------ Input ------
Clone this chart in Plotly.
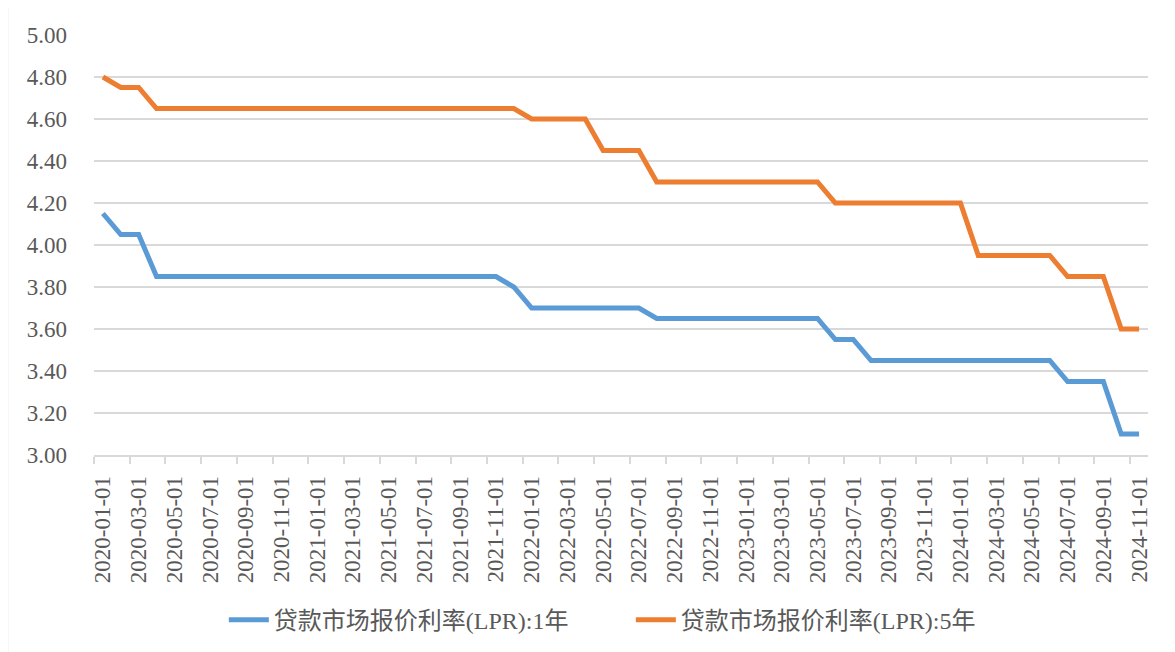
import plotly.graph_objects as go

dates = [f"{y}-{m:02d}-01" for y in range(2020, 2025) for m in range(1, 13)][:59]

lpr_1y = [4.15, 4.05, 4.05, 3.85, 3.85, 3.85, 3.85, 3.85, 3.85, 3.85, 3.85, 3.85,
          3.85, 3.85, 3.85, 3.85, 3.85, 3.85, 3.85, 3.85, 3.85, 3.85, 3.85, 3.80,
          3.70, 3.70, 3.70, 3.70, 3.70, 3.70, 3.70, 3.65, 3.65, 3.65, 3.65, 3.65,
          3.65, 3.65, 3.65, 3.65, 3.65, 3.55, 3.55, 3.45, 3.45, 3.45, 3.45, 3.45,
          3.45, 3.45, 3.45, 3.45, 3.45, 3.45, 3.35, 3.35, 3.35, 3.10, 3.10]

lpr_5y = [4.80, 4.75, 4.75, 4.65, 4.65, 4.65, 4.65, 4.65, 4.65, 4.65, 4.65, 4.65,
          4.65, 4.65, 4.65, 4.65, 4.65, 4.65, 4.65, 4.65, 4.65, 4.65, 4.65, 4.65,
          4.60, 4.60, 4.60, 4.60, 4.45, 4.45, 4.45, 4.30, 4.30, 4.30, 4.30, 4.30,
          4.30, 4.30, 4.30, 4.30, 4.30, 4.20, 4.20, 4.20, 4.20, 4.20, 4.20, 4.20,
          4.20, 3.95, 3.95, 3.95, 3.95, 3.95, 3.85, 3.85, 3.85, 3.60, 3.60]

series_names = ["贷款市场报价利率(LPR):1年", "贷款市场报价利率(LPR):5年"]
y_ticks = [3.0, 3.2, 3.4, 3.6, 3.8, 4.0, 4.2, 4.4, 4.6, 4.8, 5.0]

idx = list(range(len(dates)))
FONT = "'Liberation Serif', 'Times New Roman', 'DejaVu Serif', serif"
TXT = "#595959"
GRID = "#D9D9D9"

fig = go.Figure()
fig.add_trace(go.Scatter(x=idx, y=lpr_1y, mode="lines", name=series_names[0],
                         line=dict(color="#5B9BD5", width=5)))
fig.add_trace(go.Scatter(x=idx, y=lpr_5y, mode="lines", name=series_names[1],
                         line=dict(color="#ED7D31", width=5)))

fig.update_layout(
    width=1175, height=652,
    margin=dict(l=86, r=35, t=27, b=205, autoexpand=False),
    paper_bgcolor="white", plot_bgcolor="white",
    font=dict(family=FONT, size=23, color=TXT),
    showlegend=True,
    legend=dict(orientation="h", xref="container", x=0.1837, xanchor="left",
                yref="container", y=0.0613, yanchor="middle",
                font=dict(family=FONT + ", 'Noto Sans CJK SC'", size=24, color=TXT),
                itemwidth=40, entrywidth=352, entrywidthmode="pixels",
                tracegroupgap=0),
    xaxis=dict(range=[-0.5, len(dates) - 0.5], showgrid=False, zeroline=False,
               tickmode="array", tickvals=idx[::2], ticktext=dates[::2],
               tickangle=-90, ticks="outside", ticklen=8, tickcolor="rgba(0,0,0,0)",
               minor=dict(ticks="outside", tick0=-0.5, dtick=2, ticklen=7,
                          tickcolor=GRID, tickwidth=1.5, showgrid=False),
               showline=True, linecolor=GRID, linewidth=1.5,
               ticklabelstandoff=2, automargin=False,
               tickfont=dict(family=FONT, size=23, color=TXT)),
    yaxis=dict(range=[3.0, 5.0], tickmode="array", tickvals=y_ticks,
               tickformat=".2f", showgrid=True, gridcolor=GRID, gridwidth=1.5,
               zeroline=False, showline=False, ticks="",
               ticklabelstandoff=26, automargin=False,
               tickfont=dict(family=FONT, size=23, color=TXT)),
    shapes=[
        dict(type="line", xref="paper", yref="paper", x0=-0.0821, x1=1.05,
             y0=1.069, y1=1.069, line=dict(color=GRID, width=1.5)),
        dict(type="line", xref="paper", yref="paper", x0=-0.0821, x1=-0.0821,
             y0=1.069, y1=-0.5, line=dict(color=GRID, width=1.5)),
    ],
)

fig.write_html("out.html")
------
------ Input ------
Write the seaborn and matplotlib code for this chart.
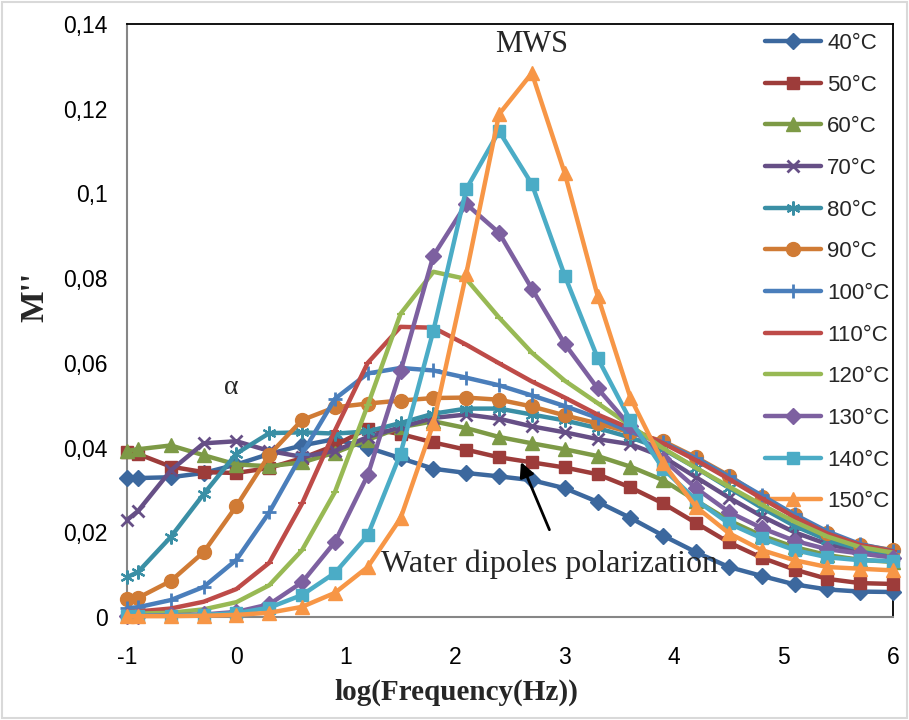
------
------ Input ------
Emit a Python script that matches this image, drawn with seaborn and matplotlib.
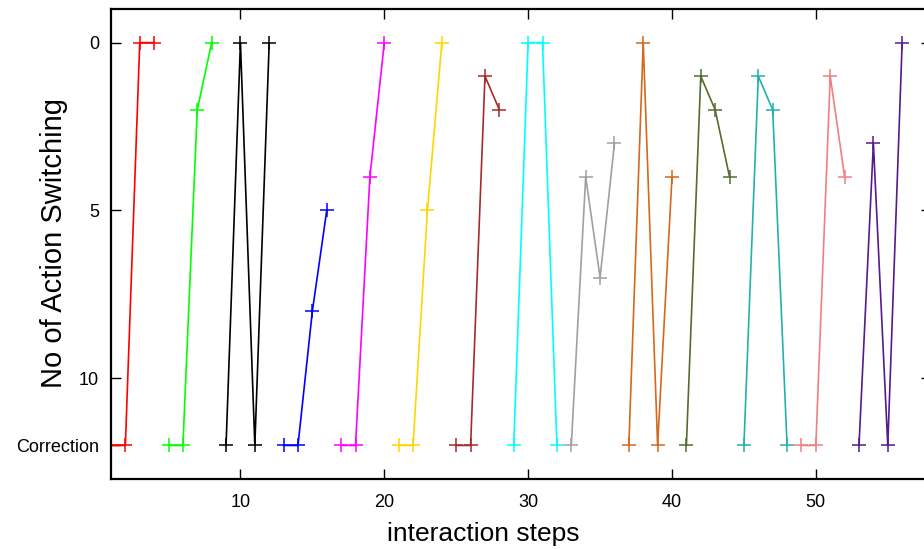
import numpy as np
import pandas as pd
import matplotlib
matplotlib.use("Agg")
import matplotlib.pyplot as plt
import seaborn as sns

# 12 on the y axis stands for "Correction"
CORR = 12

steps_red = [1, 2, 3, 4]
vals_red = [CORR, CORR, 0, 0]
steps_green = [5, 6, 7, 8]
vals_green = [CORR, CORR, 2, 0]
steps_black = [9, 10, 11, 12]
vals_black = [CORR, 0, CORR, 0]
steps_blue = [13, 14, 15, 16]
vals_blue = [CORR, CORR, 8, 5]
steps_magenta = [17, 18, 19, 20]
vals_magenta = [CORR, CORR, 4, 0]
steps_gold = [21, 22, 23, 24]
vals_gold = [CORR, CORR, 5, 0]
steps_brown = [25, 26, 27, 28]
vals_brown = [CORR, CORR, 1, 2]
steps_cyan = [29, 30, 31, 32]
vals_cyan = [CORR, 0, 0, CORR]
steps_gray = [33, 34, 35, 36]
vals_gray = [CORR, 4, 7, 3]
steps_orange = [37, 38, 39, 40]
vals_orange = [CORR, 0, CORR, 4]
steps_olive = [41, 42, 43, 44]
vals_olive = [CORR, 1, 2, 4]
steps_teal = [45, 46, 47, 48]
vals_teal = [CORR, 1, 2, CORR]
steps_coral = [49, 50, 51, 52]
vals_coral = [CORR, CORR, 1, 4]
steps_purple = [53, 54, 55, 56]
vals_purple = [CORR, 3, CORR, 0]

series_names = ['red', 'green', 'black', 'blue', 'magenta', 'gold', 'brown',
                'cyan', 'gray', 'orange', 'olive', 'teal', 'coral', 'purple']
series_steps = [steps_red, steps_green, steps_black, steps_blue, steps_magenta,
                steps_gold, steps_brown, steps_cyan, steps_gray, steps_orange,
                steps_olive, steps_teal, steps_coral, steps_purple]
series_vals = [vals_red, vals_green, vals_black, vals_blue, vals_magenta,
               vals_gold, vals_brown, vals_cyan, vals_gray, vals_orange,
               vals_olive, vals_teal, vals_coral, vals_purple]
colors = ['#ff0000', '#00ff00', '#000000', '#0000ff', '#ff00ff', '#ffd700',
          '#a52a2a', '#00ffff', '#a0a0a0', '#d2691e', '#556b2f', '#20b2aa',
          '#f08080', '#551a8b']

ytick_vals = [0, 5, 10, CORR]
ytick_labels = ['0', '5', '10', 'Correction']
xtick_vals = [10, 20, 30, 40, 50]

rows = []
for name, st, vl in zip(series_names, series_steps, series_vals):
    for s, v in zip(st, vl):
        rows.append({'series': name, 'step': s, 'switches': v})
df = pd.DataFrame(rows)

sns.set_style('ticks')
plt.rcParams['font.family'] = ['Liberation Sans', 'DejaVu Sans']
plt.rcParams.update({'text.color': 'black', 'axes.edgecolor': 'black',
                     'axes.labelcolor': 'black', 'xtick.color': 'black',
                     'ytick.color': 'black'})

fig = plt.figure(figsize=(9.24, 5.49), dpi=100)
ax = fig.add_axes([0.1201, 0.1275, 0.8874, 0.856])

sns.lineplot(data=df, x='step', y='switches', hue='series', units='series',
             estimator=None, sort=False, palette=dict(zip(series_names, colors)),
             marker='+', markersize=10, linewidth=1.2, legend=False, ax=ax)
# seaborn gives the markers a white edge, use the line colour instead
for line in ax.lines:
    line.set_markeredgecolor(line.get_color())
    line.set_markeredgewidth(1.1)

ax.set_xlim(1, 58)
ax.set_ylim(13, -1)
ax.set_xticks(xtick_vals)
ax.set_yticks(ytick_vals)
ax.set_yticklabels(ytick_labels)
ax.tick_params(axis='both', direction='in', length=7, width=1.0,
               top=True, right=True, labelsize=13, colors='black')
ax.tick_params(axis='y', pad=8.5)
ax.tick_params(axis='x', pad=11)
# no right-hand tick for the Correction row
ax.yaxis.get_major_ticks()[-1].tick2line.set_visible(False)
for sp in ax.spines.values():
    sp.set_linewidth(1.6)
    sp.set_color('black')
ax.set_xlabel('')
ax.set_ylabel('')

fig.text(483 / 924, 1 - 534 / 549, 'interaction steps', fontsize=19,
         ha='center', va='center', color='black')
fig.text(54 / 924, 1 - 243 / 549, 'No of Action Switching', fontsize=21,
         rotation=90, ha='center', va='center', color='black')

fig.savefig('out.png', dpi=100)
------
Extract exactly, and only, the lines from the one with "Emit a Python" to the one with "vals_purple = [CORR, 3, CORR, 0]", both ends counted. Leave the images behind.

◆ **Response**
Emit a Python script that matches this image, drawn with seaborn and matplotlib.
import numpy as np
import pandas as pd
import matplotlib
matplotlib.use("Agg")
import matplotlib.pyplot as plt
import seaborn as sns

# 12 on the y axis stands for "Correction"
CORR = 12

steps_red = [1, 2, 3, 4]
vals_red = [CORR, CORR, 0, 0]
steps_green = [5, 6, 7, 8]
vals_green = [CORR, CORR, 2, 0]
steps_black = [9, 10, 11, 12]
vals_black = [CORR, 0, CORR, 0]
steps_blue = [13, 14, 15, 16]
vals_blue = [CORR, CORR, 8, 5]
steps_magenta = [17, 18, 19, 20]
vals_magenta = [CORR, CORR, 4, 0]
steps_gold = [21, 22, 23, 24]
vals_gold = [CORR, CORR, 5, 0]
steps_brown = [25, 26, 27, 28]
vals_brown = [CORR, CORR, 1, 2]
steps_cyan = [29, 30, 31, 32]
vals_cyan = [CORR, 0, 0, CORR]
steps_gray = [33, 34, 35, 36]
vals_gray = [CORR, 4, 7, 3]
steps_orange = [37, 38, 39, 40]
vals_orange = [CORR, 0, CORR, 4]
steps_olive = [41, 42, 43, 44]
vals_olive = [CORR, 1, 2, 4]
steps_teal = [45, 46, 47, 48]
vals_teal = [CORR, 1, 2, CORR]
steps_coral = [49, 50, 51, 52]
vals_coral = [CORR, CORR, 1, 4]
steps_purple = [53, 54, 55, 56]
vals_purple = [CORR, 3, CORR, 0]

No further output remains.